─── Record extracts ───

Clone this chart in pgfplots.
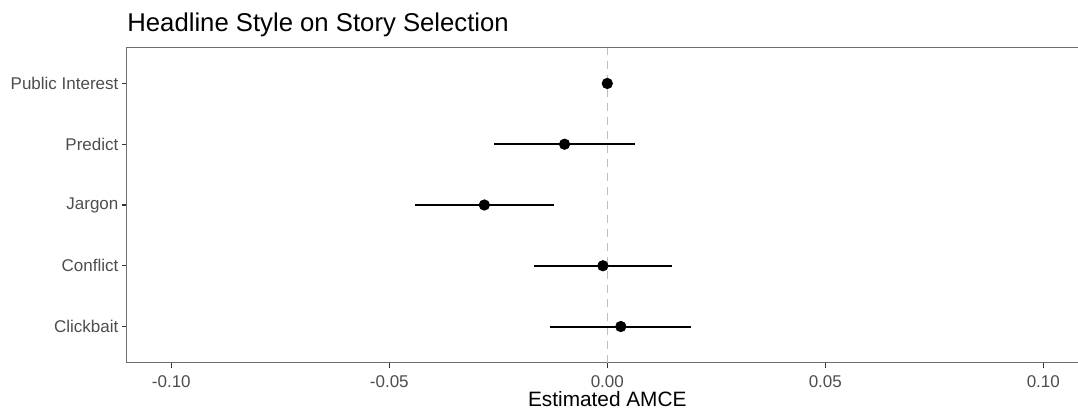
\documentclass[border=0pt]{standalone}
\usepackage{fontspec}
\setmainfont{Liberation Sans}
\usepackage{pgfplots}
\pgfplotsset{compat=1.18}
\definecolor{framegray}{HTML}{6E6E6E}
\definecolor{tickgray}{HTML}{333333}
\definecolor{labgray}{HTML}{4D4D4D}
\definecolor{zerogray}{HTML}{BEBEBE}
\begin{document}
\begin{tikzpicture}
\useasboundingbox (-63.5pt,-23.5pt) rectangle (475.5pt,181.5pt);
\begin{axis}[
  at={(0,0)}, anchor=south west,
  scale only axis, width=475.5pt, height=158pt,
  xmin=-0.11016, xmax=0.10796, ymin=0.4, ymax=5.6,
  axis lines*=left,
  axis line style={framegray, line width=0.5pt, -},
  tick align=outside, major tick length=2.6pt,
  every tick/.style={tickgray, line width=0.6pt},
  xtick={-0.1,-0.05,0,0.05,0.1},
  xticklabels={{-0.10},{-0.05},{0.00},{0.05},{0.10}},
  ytick={1,2,3,4,5},
  yticklabels={Clickbait,Conflict,Jargon,Predict,Public Interest},
  ticklabel style={font=\fontsize{8.5}{10}\selectfont, text=labgray},
  yticklabel style={inner xsep=0pt, xshift=-1.5pt},
  xticklabel style={inner ysep=0pt, yshift=-3.5pt},
  clip=false,
]
\addplot[zerogray, line width=0.6pt, dash pattern=on 4pt off 3pt] coordinates {(0,0.4) (0,5.6)};
\addplot[black, only marks, mark=*, mark size=2.6pt,
  error bars/.cd, x dir=both, x explicit, error mark=none,
  error bar style={black, line width=1pt}]
  coordinates {
    (0.0000,5) +- (0.0000,0)
    (-0.0098,4) +- (0.0162,0)
    (-0.0282,3) +- (0.0159,0)
    (-0.0010,2) +- (0.0159,0)
    (0.0031,1) +- (0.0162,0)
  };
\draw[framegray, line width=0.5pt] (rel axis cs:0,1) -- (rel axis cs:1,1);
\node[anchor=base west, inner sep=0pt, yshift=7.65pt, font=\fontsize{12.85}{15}\selectfont] at (rel axis cs:0,1) {Headline Style on Story Selection};
\node[anchor=base, inner sep=0pt, yshift=-21.8pt, font=\fontsize{10.4}{12}\selectfont] at (axis cs:0,0.4) {Estimated AMCE};
\end{axis}
\end{tikzpicture}
\end{document}
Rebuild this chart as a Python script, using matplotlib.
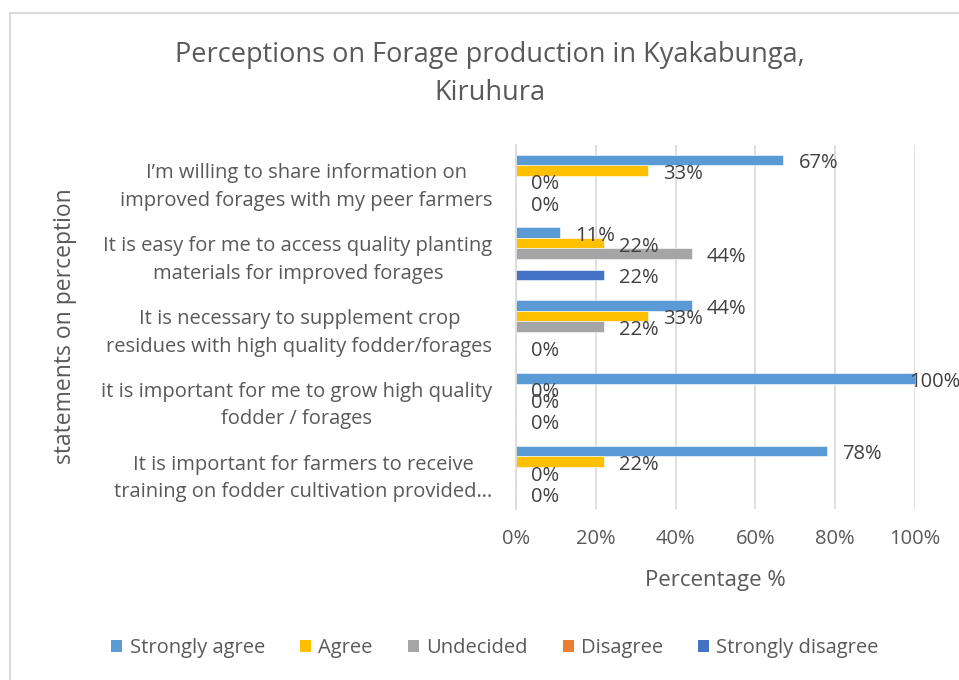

───

# What to work on:
Restate the whole of the material word for word without the pictures.

# The result:
Clone this chart in pgfplots.
\documentclass[border=0pt]{standalone}
\usepackage{fontspec}
\setmainfont{Liberation Sans}
\usepackage{pgfplots}
\pgfplotsset{compat=1.18}
\definecolor{framegray}{HTML}{6E6E6E}
\definecolor{tickgray}{HTML}{333333}
\definecolor{labgray}{HTML}{4D4D4D}
\definecolor{zerogray}{HTML}{BEBEBE}
\begin{document}
\begin{tikzpicture}
\useasboundingbox (-63.5pt,-23.5pt) rectangle (475.5pt,181.5pt);
\begin{axis}[
  at={(0,0)}, anchor=south west,
  scale only axis, width=475.5pt, height=158pt,
  xmin=-0.11016, xmax=0.10796, ymin=0.4, ymax=5.6,
  axis lines*=left,
  axis line style={framegray, line width=0.5pt, -},
  tick align=outside, major tick length=2.6pt,
  every tick/.style={tickgray, line width=0.6pt},
  xtick={-0.1,-0.05,0,0.05,0.1},
  xticklabels={{-0.10},{-0.05},{0.00},{0.05},{0.10}},
  ytick={1,2,3,4,5},
  yticklabels={Clickbait,Conflict,Jargon,Predict,Public Interest},
  ticklabel style={font=\fontsize{8.5}{10}\selectfont, text=labgray},
  yticklabel style={inner xsep=0pt, xshift=-1.5pt},
  xticklabel style={inner ysep=0pt, yshift=-3.5pt},
  clip=false,
]
\addplot[zerogray, line width=0.6pt, dash pattern=on 4pt off 3pt] coordinates {(0,0.4) (0,5.6)};
\addplot[black, only marks, mark=*, mark size=2.6pt,
  error bars/.cd, x dir=both, x explicit, error mark=none,
  error bar style={black, line width=1pt}]
  coordinates {
    (0.0000,5) +- (0.0000,0)
    (-0.0098,4) +- (0.0162,0)
    (-0.0282,3) +- (0.0159,0)
    (-0.0010,2) +- (0.0159,0)
    (0.0031,1) +- (0.0162,0)
  };
\draw[framegray, line width=0.5pt] (rel axis cs:0,1) -- (rel axis cs:1,1);
\node[anchor=base west, inner sep=0pt, yshift=7.65pt, font=\fontsize{12.85}{15}\selectfont] at (rel axis cs:0,1) {Headline Style on Story Selection};
\node[anchor=base, inner sep=0pt, yshift=-21.8pt, font=\fontsize{10.4}{12}\selectfont] at (axis cs:0,0.4) {Estimated AMCE};
\end{axis}
\end{tikzpicture}
\end{document}
Rebuild this chart as a Python script, using matplotlib.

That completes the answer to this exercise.